Likelihood & Entropy

Rohan Dahal

Roadmap

#	Topic
01	Likelihood
02	Information Entropy
03	Kullback-Leibler Divergence

PART 1

Likelihood

What is it? Why does it matter? How do we compute it?

What is Likelihood? — The Intuition

Imagine you flip a coin 3 times and get: Heads, Heads, Tails

How likely is this if the coin is fair (p = 0.5)?

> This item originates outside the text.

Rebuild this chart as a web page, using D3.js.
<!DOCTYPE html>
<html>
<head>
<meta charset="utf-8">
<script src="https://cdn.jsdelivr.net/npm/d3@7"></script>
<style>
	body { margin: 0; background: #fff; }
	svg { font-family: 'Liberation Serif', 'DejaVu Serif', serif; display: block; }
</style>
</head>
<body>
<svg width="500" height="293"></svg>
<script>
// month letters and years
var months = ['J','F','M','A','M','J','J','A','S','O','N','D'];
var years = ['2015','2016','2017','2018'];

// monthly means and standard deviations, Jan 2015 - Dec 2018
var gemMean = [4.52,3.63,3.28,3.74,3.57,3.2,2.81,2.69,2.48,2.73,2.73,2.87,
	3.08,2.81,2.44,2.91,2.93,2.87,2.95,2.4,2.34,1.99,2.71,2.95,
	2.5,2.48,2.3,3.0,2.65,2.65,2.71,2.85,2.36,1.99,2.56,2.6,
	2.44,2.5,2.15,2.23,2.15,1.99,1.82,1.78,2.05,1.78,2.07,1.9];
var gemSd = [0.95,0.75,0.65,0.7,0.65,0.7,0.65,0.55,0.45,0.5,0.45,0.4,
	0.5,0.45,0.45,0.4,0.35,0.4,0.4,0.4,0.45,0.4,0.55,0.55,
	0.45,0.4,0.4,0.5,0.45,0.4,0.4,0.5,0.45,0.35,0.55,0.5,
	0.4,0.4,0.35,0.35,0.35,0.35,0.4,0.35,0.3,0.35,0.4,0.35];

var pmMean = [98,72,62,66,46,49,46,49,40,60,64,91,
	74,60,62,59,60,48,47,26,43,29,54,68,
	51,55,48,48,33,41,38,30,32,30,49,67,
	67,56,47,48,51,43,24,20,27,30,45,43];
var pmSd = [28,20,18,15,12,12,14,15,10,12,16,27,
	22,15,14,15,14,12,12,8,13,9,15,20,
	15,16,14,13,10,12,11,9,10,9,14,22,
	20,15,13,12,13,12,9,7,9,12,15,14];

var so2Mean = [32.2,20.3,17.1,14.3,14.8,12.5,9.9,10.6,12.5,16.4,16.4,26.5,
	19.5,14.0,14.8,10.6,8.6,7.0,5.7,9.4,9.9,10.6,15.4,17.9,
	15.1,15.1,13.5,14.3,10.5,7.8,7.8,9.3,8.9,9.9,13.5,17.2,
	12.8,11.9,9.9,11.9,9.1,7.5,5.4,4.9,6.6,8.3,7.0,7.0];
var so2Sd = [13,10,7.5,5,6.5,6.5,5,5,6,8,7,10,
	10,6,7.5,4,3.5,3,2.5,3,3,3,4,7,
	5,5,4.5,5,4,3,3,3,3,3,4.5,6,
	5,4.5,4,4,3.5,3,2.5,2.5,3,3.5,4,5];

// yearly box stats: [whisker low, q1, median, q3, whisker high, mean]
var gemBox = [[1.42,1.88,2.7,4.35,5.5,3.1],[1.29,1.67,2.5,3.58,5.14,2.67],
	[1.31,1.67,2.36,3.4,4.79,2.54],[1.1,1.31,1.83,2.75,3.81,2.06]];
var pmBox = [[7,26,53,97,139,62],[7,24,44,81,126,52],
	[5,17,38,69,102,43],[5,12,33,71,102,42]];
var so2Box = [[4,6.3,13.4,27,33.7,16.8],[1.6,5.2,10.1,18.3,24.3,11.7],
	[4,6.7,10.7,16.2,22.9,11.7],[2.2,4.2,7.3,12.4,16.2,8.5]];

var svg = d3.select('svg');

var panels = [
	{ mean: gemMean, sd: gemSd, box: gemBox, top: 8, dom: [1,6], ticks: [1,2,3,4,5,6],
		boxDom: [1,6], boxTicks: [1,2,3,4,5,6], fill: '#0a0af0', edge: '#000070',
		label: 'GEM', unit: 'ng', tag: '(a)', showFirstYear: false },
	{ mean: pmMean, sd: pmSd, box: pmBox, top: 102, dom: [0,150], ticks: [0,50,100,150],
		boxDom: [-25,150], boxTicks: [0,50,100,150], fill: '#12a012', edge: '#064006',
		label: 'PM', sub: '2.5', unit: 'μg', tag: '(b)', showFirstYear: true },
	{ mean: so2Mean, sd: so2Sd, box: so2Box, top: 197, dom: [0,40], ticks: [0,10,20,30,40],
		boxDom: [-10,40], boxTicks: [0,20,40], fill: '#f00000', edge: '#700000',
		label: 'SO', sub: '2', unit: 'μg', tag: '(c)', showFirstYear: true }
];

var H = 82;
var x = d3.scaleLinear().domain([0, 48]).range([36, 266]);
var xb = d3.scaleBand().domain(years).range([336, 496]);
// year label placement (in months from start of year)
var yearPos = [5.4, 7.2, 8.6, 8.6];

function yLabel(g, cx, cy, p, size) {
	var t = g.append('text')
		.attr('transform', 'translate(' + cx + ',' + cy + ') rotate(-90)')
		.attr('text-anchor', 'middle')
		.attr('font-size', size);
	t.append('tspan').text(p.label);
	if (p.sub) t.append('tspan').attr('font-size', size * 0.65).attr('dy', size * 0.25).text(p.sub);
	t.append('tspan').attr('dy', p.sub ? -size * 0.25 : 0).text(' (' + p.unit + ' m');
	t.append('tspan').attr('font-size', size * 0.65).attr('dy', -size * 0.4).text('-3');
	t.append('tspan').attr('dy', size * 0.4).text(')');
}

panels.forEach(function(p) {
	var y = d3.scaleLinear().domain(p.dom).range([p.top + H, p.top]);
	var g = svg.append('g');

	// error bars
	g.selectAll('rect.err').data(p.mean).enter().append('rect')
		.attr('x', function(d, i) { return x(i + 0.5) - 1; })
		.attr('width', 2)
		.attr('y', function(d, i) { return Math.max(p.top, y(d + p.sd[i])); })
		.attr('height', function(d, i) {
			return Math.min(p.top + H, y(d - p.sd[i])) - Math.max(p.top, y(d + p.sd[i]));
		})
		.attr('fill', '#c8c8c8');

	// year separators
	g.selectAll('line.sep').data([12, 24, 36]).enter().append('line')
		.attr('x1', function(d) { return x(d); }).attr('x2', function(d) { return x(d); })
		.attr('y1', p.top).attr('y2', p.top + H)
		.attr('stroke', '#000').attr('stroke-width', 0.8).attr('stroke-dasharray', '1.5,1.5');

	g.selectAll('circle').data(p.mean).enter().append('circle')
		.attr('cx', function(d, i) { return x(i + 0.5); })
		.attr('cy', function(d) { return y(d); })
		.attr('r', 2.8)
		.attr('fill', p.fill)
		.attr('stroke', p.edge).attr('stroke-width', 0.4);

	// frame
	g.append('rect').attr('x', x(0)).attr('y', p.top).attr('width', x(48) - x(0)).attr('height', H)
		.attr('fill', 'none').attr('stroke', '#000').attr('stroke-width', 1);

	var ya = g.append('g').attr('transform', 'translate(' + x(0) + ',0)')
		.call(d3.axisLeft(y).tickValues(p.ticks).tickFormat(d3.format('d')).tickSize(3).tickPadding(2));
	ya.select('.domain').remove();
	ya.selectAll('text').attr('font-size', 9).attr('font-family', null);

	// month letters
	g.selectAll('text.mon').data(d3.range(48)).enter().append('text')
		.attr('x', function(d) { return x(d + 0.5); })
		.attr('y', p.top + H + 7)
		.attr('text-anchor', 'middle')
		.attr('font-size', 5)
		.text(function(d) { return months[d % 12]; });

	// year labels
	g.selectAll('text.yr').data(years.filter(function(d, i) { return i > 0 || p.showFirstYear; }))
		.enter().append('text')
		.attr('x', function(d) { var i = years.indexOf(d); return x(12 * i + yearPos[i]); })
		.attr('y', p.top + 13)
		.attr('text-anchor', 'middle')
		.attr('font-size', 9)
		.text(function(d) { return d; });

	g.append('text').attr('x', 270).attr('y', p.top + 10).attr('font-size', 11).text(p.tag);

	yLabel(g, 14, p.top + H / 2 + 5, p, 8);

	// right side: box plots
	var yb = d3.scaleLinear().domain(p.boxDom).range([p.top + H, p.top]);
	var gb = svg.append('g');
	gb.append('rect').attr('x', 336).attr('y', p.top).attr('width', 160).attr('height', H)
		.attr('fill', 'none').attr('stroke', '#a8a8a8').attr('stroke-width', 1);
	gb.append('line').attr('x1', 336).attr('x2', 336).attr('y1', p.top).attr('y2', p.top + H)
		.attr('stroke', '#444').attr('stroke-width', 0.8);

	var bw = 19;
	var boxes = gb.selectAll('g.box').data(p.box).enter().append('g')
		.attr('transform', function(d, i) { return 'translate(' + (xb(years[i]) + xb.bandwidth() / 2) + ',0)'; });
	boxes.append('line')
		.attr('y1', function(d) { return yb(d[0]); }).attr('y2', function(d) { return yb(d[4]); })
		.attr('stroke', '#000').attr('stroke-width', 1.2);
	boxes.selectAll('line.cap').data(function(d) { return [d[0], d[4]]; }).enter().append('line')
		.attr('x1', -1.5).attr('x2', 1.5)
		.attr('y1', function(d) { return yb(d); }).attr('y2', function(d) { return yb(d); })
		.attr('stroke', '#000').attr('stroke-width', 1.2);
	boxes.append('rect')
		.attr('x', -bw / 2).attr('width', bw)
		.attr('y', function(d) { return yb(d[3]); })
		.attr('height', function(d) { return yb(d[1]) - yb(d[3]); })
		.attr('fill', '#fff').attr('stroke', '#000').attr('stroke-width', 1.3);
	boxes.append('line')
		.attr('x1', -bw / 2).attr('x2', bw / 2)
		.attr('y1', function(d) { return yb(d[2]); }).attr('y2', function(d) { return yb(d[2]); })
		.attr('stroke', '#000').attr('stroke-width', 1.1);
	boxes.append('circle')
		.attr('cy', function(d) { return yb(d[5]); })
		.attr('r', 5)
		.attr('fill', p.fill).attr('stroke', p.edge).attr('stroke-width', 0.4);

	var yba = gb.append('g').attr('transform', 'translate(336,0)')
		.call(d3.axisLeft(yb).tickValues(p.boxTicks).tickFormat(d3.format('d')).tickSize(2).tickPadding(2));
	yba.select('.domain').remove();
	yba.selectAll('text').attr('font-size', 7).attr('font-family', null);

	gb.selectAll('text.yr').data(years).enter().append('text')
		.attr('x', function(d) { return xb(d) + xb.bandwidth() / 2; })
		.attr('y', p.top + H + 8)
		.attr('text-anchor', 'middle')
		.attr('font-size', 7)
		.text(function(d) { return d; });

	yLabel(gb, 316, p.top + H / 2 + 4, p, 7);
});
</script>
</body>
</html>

What if p = 0.7?

Likelihood answers: given the data we observed, how plausible is each parameter value?

Probability vs. Likelihood

	Definition
Probability	Parameter fixed → ask about data: \(P(\text{data} \mid \theta)\)
Likelihood	Data fixed → ask about parameter: \(L(\theta \mid \text{data})\)

Warning

Likelihood is NOT a probability of the parameter — it is a function of the parameter given fixed data.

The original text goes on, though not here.